Gaspare Luigi Pacifico Spontini (14 November 1774 – 24 January 1851) was an Italian opera composer and conductor.
Born in Maiolati, Papal State (now Maiolati Spontini, Province of Ancona), he spent most of his career in Paris and Berlin, but returned to his place of birth at the end of his life. During the first two decades of the 19th century, Spontini was an important figure in French opera. In his more than twenty operas, Spontini strove to adapt Gluck's classical tragédie lyrique to the contemporary taste for melodrama, for grander spectacle (in Fernand Cortez for example), for enriched orchestral timbre, and for melodic invention allied to idiomatic expressiveness of words.

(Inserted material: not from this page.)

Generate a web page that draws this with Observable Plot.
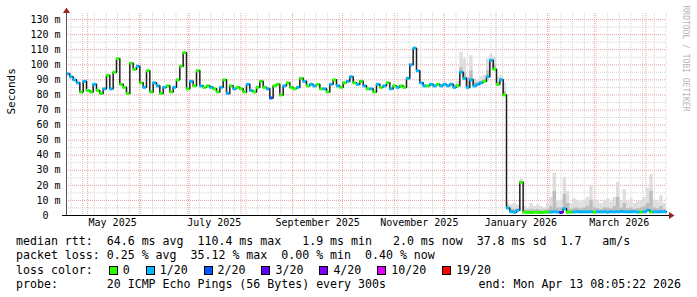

As a youth, Spontini studied at the Conservatorio della Pietà de' Turchini, one of four active music conservatories of Naples. Working his way from Italian city to city, he got his first break in Rome, with his successful comedy Li puntigli delle donne (Carnival 1793). In 1803, he went to Paris, where; on February 11, 1804, debuted his comic opera La finta filosofa, his Neapolitan success of 1799. In part on the recommendation of the comte de Rémusat and his literary countess, a dame du palais, Spontini circulated in the Imperial court, was made a member of the Académie Impériale de Musique and gained a court position as compositeur particulier de la chambre of the Empress in 1805.

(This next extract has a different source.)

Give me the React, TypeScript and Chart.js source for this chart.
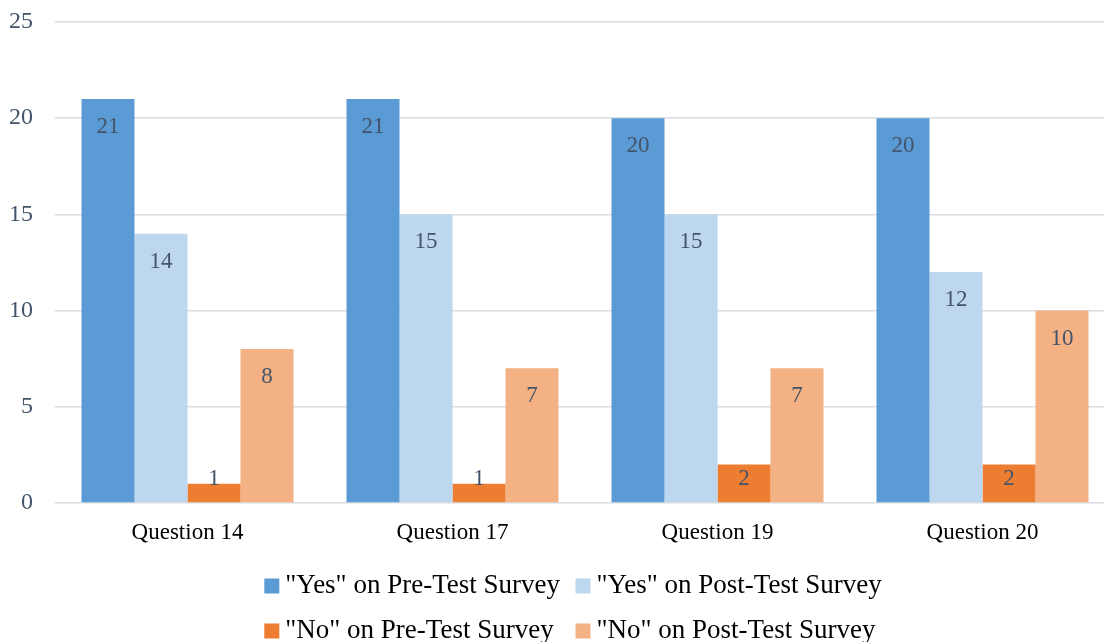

Though Spontini's earlier successes were comedies, with the encouragement of Empress Joséphine in 1807, Spontini wrote his greatest success, the tragédie lyrique La vestale, which has remained his best known work. Its premiere at the Opéra in Paris established Spontini as one of the greatest Italian composers of his age. His contemporaries Cherubini and Meyerbeer considered it a masterpiece, and later composers such as Berlioz and Wagner admired it.